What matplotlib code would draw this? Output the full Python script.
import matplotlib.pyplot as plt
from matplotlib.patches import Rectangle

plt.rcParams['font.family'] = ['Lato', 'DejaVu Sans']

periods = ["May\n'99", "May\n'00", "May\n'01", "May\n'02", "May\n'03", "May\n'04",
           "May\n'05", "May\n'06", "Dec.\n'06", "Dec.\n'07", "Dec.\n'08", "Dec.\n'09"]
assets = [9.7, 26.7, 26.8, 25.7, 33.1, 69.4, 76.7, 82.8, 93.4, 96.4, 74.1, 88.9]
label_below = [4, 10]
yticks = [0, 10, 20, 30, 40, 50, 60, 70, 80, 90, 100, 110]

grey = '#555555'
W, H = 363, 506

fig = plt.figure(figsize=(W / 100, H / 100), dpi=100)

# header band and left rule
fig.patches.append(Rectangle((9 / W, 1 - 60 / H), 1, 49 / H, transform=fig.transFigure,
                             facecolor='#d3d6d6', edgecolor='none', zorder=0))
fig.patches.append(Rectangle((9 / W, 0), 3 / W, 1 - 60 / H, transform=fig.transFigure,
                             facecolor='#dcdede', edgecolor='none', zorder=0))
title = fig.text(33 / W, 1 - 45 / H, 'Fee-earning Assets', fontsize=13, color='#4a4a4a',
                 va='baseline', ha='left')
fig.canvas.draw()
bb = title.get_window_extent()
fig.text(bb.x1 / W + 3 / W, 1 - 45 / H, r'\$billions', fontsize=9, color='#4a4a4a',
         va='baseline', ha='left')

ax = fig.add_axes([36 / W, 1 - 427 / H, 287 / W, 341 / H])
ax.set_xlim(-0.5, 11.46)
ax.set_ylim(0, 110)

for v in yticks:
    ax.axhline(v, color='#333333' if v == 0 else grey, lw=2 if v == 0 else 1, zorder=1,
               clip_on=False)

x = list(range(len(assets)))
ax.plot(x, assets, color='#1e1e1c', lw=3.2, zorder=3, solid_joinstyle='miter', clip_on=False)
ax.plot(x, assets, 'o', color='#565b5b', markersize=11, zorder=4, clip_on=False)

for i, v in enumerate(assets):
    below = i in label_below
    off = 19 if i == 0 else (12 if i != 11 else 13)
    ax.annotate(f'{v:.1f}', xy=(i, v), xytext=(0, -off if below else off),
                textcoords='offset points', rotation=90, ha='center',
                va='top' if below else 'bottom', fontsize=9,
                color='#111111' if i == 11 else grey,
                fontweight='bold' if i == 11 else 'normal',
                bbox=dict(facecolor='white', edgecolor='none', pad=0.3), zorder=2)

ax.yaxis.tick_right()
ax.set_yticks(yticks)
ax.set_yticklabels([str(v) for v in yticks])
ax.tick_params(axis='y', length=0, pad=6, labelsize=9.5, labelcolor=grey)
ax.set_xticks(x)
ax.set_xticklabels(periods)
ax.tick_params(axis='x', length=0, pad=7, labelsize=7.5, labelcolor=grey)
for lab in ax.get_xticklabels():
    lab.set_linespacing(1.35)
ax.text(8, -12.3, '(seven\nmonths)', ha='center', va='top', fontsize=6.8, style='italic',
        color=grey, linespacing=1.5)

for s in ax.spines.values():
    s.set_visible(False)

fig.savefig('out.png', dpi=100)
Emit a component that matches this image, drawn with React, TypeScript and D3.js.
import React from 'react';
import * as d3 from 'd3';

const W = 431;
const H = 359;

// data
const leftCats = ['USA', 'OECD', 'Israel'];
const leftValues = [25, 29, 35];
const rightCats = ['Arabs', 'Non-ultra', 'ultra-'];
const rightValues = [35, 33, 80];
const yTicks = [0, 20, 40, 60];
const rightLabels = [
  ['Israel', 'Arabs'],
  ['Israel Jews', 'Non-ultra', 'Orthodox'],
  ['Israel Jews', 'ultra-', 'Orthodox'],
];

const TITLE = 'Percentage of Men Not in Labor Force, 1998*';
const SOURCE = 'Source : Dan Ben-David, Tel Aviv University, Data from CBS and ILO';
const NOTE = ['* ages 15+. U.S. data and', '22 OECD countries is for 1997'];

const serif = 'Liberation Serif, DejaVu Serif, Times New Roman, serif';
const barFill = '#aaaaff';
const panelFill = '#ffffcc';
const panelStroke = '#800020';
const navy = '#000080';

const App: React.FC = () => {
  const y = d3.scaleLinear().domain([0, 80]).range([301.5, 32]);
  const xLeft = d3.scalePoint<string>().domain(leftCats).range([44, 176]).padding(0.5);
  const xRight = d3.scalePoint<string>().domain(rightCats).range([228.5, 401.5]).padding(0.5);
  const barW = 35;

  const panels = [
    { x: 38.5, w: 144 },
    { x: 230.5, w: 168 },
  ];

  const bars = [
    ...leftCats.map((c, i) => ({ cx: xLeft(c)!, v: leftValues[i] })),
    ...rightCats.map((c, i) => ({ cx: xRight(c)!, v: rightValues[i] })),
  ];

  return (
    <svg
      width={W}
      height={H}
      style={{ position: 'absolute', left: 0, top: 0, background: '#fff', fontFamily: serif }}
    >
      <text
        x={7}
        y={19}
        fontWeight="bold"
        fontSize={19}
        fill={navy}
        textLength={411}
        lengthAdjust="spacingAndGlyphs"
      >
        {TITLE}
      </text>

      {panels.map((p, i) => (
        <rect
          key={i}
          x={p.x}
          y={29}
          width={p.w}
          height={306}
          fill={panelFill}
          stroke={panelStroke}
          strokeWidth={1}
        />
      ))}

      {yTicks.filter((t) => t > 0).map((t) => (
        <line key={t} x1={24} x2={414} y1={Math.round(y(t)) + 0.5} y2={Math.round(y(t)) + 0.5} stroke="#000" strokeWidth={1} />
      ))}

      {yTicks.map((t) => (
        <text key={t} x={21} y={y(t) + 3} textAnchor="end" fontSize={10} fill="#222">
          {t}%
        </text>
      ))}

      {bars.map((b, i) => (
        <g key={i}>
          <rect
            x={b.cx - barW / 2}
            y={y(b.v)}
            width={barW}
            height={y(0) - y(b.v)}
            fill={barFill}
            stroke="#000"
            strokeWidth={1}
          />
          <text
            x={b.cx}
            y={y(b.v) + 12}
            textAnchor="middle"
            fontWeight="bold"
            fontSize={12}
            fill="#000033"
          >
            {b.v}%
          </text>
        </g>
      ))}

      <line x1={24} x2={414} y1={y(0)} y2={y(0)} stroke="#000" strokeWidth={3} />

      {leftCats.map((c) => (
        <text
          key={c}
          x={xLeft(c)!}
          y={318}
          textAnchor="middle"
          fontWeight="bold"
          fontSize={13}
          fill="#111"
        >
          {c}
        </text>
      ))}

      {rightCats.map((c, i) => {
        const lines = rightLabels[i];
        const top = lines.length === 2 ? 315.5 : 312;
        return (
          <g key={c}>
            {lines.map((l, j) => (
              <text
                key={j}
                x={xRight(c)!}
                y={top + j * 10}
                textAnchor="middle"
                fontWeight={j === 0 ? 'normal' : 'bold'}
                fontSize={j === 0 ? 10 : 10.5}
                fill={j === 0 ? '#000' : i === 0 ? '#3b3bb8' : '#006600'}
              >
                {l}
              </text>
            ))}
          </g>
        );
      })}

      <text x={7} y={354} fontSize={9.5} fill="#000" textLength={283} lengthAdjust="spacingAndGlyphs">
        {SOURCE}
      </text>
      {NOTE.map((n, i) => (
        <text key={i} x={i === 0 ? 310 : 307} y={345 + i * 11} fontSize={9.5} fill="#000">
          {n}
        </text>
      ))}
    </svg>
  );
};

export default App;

····················

▶ **WHAT THIS TASK INVOLVES**
From the records above, extract every entry verbatim.

▶ **TASK ANSWER**
What matplotlib code would draw this? Output the full Python script.
import matplotlib.pyplot as plt
from matplotlib.patches import Rectangle

plt.rcParams['font.family'] = ['Lato', 'DejaVu Sans']

periods = ["May\n'99", "May\n'00", "May\n'01", "May\n'02", "May\n'03", "May\n'04",
           "May\n'05", "May\n'06", "Dec.\n'06", "Dec.\n'07", "Dec.\n'08", "Dec.\n'09"]
assets = [9.7, 26.7, 26.8, 25.7, 33.1, 69.4, 76.7, 82.8, 93.4, 96.4, 74.1, 88.9]
label_below = [4, 10]
yticks = [0, 10, 20, 30, 40, 50, 60, 70, 80, 90, 100, 110]

grey = '#555555'
W, H = 363, 506

fig = plt.figure(figsize=(W / 100, H / 100), dpi=100)

# header band and left rule
fig.patches.append(Rectangle((9 / W, 1 - 60 / H), 1, 49 / H, transform=fig.transFigure,
                             facecolor='#d3d6d6', edgecolor='none', zorder=0))
fig.patches.append(Rectangle((9 / W, 0), 3 / W, 1 - 60 / H, transform=fig.transFigure,
                             facecolor='#dcdede', edgecolor='none', zorder=0))
title = fig.text(33 / W, 1 - 45 / H, 'Fee-earning Assets', fontsize=13, color='#4a4a4a',
                 va='baseline', ha='left')
fig.canvas.draw()
bb = title.get_window_extent()
fig.text(bb.x1 / W + 3 / W, 1 - 45 / H, r'\$billions', fontsize=9, color='#4a4a4a',
         va='baseline', ha='left')

ax = fig.add_axes([36 / W, 1 - 427 / H, 287 / W, 341 / H])
ax.set_xlim(-0.5, 11.46)
ax.set_ylim(0, 110)

for v in yticks:
    ax.axhline(v, color='#333333' if v == 0 else grey, lw=2 if v == 0 else 1, zorder=1,
               clip_on=False)

x = list(range(len(assets)))
ax.plot(x, assets, color='#1e1e1c', lw=3.2, zorder=3, solid_joinstyle='miter', clip_on=False)
ax.plot(x, assets, 'o', color='#565b5b', markersize=11, zorder=4, clip_on=False)

for i, v in enumerate(assets):
    below = i in label_below
    off = 19 if i == 0 else (12 if i != 11 else 13)
    ax.annotate(f'{v:.1f}', xy=(i, v), xytext=(0, -off if below else off),
                textcoords='offset points', rotation=90, ha='center',
                va='top' if below else 'bottom', fontsize=9,
                color='#111111' if i == 11 else grey,
                fontweight='bold' if i == 11 else 'normal',
                bbox=dict(facecolor='white', edgecolor='none', pad=0.3), zorder=2)

ax.yaxis.tick_right()
ax.set_yticks(yticks)
ax.set_yticklabels([str(v) for v in yticks])
ax.tick_params(axis='y', length=0, pad=6, labelsize=9.5, labelcolor=grey)
ax.set_xticks(x)
ax.set_xticklabels(periods)
ax.tick_params(axis='x', length=0, pad=7, labelsize=7.5, labelcolor=grey)
for lab in ax.get_xticklabels():
    lab.set_linespacing(1.35)
ax.text(8, -12.3, '(seven\nmonths)', ha='center', va='top', fontsize=6.8, style='italic',
        color=grey, linespacing=1.5)

for s in ax.spines.values():
    s.set_visible(False)

fig.savefig('out.png', dpi=100)
Emit a component that matches this image, drawn with React, TypeScript and D3.js.
import React from 'react';
import * as d3 from 'd3';

const W = 431;
const H = 359;

// data
const leftCats = ['USA', 'OECD', 'Israel'];
const leftValues = [25, 29, 35];
const rightCats = ['Arabs', 'Non-ultra', 'ultra-'];
const rightValues = [35, 33, 80];
const yTicks = [0, 20, 40, 60];
const rightLabels = [
  ['Israel', 'Arabs'],
  ['Israel Jews', 'Non-ultra', 'Orthodox'],
  ['Israel Jews', 'ultra-', 'Orthodox'],
];

const TITLE = 'Percentage of Men Not in Labor Force, 1998*';
const SOURCE = 'Source : Dan Ben-David, Tel Aviv University, Data from CBS and ILO';
const NOTE = ['* ages 15+. U.S. data and', '22 OECD countries is for 1997'];

const serif = 'Liberation Serif, DejaVu Serif, Times New Roman, serif';
const barFill = '#aaaaff';
const panelFill = '#ffffcc';
const panelStroke = '#800020';
const navy = '#000080';

const App: React.FC = () => {
  const y = d3.scaleLinear().domain([0, 80]).range([301.5, 32]);
  const xLeft = d3.scalePoint<string>().domain(leftCats).range([44, 176]).padding(0.5);
  const xRight = d3.scalePoint<string>().domain(rightCats).range([228.5, 401.5]).padding(0.5);
  const barW = 35;

  const panels = [
    { x: 38.5, w: 144 },
    { x: 230.5, w: 168 },
  ];

  const bars = [
    ...leftCats.map((c, i) => ({ cx: xLeft(c)!, v: leftValues[i] })),
    ...rightCats.map((c, i) => ({ cx: xRight(c)!, v: rightValues[i] })),
  ];

  return (
    <svg
      width={W}
      height={H}
      style={{ position: 'absolute', left: 0, top: 0, background: '#fff', fontFamily: serif }}
    >
      <text
        x={7}
        y={19}
        fontWeight="bold"
        fontSize={19}
        fill={navy}
        textLength={411}
        lengthAdjust="spacingAndGlyphs"
      >
        {TITLE}
      </text>

      {panels.map((p, i) => (
        <rect
          key={i}
          x={p.x}
          y={29}
          width={p.w}
          height={306}
          fill={panelFill}
          stroke={panelStroke}
          strokeWidth={1}
        />
      ))}

      {yTicks.filter((t) => t > 0).map((t) => (
        <line key={t} x1={24} x2={414} y1={Math.round(y(t)) + 0.5} y2={Math.round(y(t)) + 0.5} stroke="#000" strokeWidth={1} />
      ))}

      {yTicks.map((t) => (
        <text key={t} x={21} y={y(t) + 3} textAnchor="end" fontSize={10} fill="#222">
          {t}%
        </text>
      ))}

      {bars.map((b, i) => (
        <g key={i}>
          <rect
            x={b.cx - barW / 2}
            y={y(b.v)}
            width={barW}
            height={y(0) - y(b.v)}
            fill={barFill}
            stroke="#000"
            strokeWidth={1}
          />
          <text
            x={b.cx}
            y={y(b.v) + 12}
            textAnchor="middle"
            fontWeight="bold"
            fontSize={12}
            fill="#000033"
          >
            {b.v}%
          </text>
        </g>
      ))}

      <line x1={24} x2={414} y1={y(0)} y2={y(0)} stroke="#000" strokeWidth={3} />

      {leftCats.map((c) => (
        <text
          key={c}
          x={xLeft(c)!}
          y={318}
          textAnchor="middle"
          fontWeight="bold"
          fontSize={13}
          fill="#111"
        >
          {c}
        </text>
      ))}

      {rightCats.map((c, i) => {
        const lines = rightLabels[i];
        const top = lines.length === 2 ? 315.5 : 312;
        return (
          <g key={c}>
            {lines.map((l, j) => (
              <text
                key={j}
                x={xRight(c)!}
                y={top + j * 10}
                textAnchor="middle"
                fontWeight={j === 0 ? 'normal' : 'bold'}
                fontSize={j === 0 ? 10 : 10.5}
                fill={j === 0 ? '#000' : i === 0 ? '#3b3bb8' : '#006600'}
              >
                {l}
              </text>
            ))}
          </g>
        );
      })}

      <text x={7} y={354} fontSize={9.5} fill="#000" textLength={283} lengthAdjust="spacingAndGlyphs">
        {SOURCE}
      </text>
      {NOTE.map((n, i) => (
        <text key={i} x={i === 0 ? 310 : 307} y={345 + i * 11} fontSize={9.5} fill="#000">
          {n}
        </text>
      ))}
    </svg>
  );
};

export default App;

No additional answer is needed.